Monday, July 23, 2012
Still recovering from adventure with Mom yesteray. I know she's elderly...our only parent left. She can be so difficult which is why she probably rarely hears from her daughter far away in Texas. For some reason I want to please her and make her happy and we have a fun time. She asked me to take her and then tells me...I didn't bring my coupons because no one told me we were going shopping. I try to realize it's all tied into the dementia and early Alzheimer's yet I still end up taking it personally when she snaps at me. I end up feeling like I wasted my day for nothing.

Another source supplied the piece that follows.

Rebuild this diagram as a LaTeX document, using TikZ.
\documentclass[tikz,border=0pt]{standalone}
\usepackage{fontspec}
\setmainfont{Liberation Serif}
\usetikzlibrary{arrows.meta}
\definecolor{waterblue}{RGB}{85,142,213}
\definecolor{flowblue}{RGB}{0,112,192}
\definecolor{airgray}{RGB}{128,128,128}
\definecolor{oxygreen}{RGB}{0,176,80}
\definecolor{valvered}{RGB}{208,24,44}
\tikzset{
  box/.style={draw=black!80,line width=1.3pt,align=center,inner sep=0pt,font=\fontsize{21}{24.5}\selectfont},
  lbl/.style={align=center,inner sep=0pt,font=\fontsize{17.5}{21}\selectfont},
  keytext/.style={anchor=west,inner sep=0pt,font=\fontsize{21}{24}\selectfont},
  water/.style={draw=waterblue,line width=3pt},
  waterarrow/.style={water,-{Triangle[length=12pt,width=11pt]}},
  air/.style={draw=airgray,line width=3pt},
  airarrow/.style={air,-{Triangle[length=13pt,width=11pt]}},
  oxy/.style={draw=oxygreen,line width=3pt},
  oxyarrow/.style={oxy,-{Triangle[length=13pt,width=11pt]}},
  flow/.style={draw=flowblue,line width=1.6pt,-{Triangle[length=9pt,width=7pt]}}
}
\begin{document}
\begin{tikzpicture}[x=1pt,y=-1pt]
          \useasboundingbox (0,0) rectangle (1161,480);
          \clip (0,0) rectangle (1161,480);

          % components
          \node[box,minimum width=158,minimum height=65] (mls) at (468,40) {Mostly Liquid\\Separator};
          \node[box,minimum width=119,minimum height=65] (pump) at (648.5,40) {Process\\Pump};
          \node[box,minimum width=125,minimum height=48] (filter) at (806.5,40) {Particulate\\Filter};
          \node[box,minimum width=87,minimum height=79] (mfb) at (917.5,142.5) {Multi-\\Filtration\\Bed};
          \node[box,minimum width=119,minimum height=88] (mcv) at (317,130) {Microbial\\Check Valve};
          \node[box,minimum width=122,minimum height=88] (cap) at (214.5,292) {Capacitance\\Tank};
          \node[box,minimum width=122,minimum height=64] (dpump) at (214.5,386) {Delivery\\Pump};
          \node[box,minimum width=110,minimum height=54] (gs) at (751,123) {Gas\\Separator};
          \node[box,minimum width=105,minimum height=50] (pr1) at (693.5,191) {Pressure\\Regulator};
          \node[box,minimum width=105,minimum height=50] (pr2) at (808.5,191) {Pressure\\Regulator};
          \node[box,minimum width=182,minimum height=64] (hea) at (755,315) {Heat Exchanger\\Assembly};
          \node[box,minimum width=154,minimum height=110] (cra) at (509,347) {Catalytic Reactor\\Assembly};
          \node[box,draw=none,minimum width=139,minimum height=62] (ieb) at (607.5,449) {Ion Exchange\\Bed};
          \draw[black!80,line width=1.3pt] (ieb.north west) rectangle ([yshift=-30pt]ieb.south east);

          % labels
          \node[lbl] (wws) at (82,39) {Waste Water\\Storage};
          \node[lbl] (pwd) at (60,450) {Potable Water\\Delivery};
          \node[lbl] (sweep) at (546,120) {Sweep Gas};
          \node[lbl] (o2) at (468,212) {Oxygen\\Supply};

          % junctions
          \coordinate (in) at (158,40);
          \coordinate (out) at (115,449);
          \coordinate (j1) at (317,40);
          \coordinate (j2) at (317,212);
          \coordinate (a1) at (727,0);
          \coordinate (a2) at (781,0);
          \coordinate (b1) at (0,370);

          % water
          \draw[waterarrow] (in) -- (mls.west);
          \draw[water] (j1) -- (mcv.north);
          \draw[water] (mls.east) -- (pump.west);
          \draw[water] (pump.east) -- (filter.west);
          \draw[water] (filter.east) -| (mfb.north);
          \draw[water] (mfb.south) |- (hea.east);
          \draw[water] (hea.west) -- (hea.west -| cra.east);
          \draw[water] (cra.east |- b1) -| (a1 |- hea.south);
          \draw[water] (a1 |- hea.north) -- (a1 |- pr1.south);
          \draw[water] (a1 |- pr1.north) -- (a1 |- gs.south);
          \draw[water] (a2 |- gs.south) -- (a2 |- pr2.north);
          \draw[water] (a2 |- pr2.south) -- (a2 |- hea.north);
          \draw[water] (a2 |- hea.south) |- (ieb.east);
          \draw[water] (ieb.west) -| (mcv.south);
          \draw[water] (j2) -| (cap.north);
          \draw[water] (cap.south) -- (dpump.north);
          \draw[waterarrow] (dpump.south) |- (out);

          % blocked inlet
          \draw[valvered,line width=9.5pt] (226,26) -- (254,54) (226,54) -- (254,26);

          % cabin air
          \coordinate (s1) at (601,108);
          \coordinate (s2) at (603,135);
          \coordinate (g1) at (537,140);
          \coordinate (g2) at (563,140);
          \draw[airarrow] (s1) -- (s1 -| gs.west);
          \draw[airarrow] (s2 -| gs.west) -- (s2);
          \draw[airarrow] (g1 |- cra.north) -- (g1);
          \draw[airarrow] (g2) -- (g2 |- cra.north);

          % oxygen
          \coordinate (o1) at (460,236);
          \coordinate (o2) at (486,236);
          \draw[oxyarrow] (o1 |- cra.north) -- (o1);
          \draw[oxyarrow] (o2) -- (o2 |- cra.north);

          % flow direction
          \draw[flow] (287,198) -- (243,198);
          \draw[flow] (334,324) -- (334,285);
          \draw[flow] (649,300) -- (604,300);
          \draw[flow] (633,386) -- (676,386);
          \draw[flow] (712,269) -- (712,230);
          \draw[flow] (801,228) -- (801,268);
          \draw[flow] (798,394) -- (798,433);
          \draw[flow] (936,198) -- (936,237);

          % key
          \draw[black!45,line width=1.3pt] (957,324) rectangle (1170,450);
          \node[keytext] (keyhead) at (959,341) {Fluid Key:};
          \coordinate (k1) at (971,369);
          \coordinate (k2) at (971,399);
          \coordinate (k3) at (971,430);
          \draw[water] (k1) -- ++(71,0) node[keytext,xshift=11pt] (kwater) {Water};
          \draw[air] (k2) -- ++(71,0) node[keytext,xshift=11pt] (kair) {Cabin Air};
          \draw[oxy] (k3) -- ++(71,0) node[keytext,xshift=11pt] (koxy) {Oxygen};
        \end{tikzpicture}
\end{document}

It makes me want to take her less and less and there are times I need to take her out and get things. Yesterday she's starting to talk about needing new underwear. I have taken her out to get fitted by experts so they fit well and paid big bucks for expensive ones and they don't fit she says.
I'm thankful she lived far away for most of our lives. Yet I long for her to be comfortable, loved and enjoy the latter years of her life. We have had good times together and I long for those days to just be buddies. I know she appreciates what we do...as she tells us frequently but it wears me out being around her much any more. I come back drained, frustrated discouraged and worn out.

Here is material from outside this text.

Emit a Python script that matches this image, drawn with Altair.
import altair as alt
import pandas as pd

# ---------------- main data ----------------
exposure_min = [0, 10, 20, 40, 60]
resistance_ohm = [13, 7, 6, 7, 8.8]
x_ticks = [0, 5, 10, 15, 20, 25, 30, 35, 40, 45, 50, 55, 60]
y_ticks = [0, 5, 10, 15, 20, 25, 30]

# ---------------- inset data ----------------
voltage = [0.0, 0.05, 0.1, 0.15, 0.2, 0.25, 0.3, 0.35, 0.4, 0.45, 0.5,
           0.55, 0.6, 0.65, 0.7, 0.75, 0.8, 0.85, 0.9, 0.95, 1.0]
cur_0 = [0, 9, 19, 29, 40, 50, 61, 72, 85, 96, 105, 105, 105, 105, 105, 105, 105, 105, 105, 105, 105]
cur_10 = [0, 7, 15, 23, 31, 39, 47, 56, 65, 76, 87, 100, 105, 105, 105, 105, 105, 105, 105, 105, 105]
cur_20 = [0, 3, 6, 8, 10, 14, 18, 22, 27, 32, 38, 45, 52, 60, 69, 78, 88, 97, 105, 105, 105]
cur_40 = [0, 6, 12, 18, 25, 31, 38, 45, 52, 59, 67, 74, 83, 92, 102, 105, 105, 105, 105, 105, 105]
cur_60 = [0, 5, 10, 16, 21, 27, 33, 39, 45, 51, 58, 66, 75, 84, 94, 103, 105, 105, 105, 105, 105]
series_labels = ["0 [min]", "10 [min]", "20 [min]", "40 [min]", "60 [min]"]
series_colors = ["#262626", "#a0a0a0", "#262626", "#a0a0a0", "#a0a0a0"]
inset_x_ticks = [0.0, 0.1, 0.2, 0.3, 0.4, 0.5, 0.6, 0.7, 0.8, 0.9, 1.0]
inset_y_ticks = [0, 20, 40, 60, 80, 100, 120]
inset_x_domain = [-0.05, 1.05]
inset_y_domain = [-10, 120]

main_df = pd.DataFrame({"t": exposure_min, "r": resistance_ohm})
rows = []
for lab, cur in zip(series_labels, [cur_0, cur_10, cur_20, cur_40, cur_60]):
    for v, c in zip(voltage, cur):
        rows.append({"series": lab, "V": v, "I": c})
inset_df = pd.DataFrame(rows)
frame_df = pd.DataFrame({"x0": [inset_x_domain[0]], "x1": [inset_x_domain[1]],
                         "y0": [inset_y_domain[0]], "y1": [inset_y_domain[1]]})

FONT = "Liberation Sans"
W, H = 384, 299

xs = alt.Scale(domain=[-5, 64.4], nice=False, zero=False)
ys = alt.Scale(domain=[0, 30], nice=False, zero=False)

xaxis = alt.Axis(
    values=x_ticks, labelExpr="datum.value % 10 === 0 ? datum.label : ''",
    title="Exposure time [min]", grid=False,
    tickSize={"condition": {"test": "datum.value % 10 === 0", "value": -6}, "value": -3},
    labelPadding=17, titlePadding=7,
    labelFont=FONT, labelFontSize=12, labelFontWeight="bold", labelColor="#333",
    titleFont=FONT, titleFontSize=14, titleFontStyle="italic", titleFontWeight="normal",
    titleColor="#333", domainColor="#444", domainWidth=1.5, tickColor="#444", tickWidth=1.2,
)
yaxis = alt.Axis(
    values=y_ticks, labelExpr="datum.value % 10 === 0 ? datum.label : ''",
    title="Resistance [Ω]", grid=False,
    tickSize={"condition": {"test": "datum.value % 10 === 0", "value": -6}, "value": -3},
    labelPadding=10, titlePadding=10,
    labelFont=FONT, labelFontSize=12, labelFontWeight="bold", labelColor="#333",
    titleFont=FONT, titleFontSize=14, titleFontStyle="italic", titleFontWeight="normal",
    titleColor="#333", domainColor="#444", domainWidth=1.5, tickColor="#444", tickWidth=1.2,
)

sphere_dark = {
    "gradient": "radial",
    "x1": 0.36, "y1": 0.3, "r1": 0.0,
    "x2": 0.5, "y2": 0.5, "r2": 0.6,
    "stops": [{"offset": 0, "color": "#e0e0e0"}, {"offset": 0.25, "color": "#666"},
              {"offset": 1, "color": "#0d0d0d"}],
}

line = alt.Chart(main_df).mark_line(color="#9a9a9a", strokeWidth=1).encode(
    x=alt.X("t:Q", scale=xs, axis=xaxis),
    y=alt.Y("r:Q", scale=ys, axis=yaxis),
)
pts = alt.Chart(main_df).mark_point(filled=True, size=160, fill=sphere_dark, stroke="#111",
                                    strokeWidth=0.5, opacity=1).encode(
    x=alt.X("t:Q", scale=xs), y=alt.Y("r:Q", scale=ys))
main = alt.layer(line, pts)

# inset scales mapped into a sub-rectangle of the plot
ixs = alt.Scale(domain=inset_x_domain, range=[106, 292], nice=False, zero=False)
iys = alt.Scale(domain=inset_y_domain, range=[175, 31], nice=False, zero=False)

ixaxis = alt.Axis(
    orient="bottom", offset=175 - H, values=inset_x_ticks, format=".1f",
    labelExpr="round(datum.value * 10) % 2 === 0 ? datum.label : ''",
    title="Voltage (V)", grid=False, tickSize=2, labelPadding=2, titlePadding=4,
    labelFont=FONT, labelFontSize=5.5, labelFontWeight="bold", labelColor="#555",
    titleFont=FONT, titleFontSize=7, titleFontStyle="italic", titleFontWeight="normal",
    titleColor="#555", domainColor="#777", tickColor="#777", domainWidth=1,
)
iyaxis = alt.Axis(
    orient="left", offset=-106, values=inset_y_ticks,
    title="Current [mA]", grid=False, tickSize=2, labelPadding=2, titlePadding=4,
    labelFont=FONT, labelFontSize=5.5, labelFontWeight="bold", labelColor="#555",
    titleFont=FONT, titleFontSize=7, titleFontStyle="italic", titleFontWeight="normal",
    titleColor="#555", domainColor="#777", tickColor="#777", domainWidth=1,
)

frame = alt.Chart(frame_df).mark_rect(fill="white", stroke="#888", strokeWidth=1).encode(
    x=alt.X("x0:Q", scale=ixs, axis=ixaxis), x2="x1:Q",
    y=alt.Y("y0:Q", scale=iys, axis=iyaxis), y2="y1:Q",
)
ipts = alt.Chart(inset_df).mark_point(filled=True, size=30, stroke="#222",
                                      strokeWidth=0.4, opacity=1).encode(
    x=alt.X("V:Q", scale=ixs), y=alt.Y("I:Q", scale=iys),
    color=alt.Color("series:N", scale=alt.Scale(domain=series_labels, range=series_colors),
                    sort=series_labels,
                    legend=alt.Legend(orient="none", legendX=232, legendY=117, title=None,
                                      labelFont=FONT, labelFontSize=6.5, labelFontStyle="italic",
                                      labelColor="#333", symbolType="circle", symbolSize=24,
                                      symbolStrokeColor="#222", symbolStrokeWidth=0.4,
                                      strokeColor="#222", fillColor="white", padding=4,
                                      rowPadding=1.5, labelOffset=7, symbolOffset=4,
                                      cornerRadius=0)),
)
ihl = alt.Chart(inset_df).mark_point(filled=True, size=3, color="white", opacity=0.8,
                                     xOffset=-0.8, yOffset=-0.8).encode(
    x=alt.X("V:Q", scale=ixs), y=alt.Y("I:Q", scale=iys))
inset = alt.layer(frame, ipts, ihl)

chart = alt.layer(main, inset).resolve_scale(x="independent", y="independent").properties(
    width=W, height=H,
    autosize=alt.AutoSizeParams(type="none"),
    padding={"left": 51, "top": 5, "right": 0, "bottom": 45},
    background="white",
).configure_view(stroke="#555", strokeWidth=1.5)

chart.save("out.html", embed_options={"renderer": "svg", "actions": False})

Yet I know I shouldn't take it all to heart and add the burden to my load. I also get discouraged as I come home and her son (my hubby) carries so many of her difficult traits I wonder if after she's gone...I will have the newer generation of her left to deal with. He's repicking up all her traits being around her.
Boy I am on a bummer today. Woke up early and need to get in God's word to soothe the soul and refocus.
Meeting tonight after work so will be a late evening. Trying to decide whether to squeeze in Curves tonight after work with MOM. Probably will do us both good.